**Task inputs:**
+ + +
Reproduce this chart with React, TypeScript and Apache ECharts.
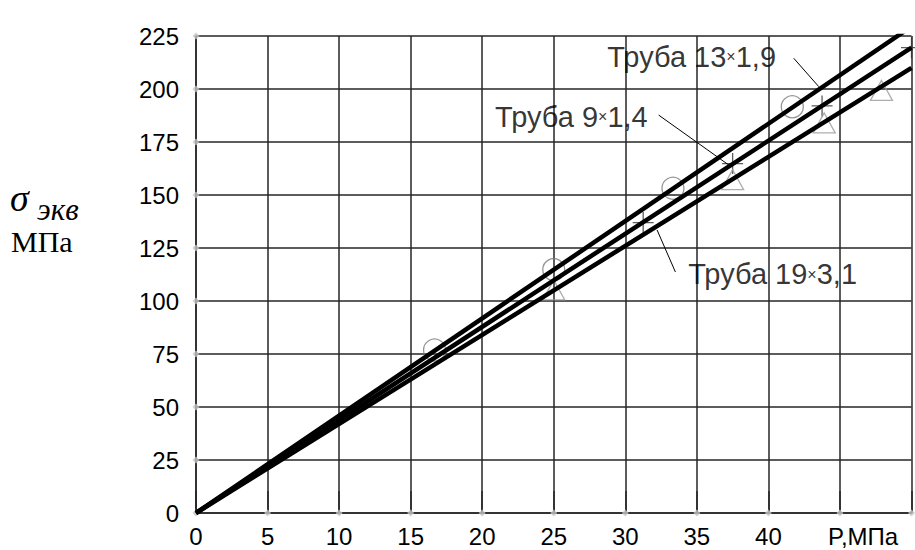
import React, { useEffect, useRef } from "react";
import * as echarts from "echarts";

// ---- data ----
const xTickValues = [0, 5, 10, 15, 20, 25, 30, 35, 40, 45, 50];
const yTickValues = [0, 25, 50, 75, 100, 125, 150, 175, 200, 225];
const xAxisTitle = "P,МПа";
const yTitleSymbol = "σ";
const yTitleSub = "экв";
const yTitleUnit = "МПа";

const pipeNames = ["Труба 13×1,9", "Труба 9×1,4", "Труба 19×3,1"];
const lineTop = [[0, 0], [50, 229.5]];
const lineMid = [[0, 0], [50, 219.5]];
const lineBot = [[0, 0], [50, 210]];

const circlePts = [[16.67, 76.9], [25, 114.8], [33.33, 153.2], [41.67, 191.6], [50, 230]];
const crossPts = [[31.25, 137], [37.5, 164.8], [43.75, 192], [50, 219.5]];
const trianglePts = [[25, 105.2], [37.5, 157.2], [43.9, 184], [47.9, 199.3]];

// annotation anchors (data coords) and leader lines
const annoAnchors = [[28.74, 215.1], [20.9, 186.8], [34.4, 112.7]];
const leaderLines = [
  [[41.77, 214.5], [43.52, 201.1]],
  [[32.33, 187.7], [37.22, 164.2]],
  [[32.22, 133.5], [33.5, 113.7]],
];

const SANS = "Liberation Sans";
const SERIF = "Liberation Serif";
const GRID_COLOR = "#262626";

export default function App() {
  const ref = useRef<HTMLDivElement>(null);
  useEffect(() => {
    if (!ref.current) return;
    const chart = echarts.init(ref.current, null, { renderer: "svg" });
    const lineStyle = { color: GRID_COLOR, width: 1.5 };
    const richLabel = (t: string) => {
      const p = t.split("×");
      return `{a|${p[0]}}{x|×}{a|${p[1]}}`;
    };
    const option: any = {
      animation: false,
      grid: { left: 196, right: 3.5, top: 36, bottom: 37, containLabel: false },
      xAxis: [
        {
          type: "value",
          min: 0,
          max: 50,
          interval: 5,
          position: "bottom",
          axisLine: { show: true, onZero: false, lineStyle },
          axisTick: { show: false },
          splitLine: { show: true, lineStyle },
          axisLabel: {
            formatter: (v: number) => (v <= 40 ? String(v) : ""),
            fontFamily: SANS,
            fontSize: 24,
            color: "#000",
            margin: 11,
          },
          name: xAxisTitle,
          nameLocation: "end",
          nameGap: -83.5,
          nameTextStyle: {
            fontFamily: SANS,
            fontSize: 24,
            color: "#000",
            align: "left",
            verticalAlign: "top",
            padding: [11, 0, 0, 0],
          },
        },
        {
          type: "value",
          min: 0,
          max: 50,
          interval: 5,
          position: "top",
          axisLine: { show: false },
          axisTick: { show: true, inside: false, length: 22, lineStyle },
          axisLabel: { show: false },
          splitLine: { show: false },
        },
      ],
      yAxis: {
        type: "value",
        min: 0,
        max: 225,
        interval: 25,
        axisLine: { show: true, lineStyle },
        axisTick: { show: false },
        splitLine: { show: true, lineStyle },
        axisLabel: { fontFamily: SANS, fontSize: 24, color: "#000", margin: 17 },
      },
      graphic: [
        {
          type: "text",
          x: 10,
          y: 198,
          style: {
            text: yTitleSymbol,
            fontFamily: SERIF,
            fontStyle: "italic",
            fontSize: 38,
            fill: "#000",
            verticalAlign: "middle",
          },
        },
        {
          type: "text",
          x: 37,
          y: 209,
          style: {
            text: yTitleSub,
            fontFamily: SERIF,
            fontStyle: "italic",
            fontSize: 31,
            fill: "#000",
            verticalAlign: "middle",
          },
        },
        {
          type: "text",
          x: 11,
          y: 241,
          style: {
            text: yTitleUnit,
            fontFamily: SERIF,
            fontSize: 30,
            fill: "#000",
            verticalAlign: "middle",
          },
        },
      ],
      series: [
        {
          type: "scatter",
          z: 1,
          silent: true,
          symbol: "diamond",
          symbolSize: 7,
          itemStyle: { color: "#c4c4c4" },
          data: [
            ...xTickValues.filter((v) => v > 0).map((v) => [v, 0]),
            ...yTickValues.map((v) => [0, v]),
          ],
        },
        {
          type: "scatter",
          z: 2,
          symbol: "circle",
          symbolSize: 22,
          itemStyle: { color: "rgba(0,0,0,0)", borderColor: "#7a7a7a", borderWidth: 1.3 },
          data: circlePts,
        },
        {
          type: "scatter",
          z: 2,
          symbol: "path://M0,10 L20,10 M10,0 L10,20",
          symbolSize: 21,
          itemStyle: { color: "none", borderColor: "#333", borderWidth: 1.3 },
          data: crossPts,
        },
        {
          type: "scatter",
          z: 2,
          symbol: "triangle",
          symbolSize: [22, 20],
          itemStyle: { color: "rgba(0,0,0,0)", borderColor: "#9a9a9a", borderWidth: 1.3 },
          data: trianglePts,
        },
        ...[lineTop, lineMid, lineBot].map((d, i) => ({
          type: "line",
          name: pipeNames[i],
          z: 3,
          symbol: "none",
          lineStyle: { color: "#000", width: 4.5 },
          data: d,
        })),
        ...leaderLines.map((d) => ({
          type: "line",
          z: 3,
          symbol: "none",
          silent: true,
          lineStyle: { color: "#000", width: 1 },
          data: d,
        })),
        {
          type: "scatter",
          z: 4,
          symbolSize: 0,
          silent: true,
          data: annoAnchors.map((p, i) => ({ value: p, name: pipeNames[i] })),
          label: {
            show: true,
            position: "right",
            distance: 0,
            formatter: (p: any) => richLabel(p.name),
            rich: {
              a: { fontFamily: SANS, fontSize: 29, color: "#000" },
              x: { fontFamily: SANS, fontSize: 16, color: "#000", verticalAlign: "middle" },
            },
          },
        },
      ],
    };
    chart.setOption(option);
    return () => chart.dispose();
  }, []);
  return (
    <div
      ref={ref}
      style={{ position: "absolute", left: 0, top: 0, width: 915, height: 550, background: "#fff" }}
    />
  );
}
+ + +
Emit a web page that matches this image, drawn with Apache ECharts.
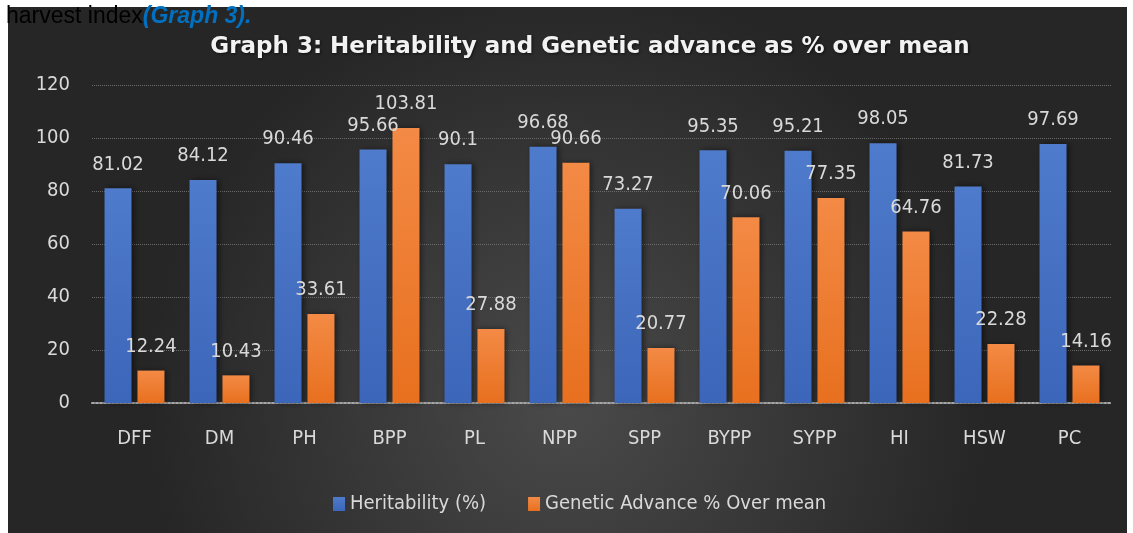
+ + +
**Problem details:**
Leave out every picture, then retype exactly the lines from the one containing "Reproduce this chart" through the one containing "184], [47.9, 199.3]];".

**Full output:**
Reproduce this chart with React, TypeScript and Apache ECharts.
import React, { useEffect, useRef } from "react";
import * as echarts from "echarts";

// ---- data ----
const xTickValues = [0, 5, 10, 15, 20, 25, 30, 35, 40, 45, 50];
const yTickValues = [0, 25, 50, 75, 100, 125, 150, 175, 200, 225];
const xAxisTitle = "P,МПа";
const yTitleSymbol = "σ";
const yTitleSub = "экв";
const yTitleUnit = "МПа";

const pipeNames = ["Труба 13×1,9", "Труба 9×1,4", "Труба 19×3,1"];
const lineTop = [[0, 0], [50, 229.5]];
const lineMid = [[0, 0], [50, 219.5]];
const lineBot = [[0, 0], [50, 210]];

const circlePts = [[16.67, 76.9], [25, 114.8], [33.33, 153.2], [41.67, 191.6], [50, 230]];
const crossPts = [[31.25, 137], [37.5, 164.8], [43.75, 192], [50, 219.5]];
const trianglePts = [[25, 105.2], [37.5, 157.2], [43.9, 184], [47.9, 199.3]];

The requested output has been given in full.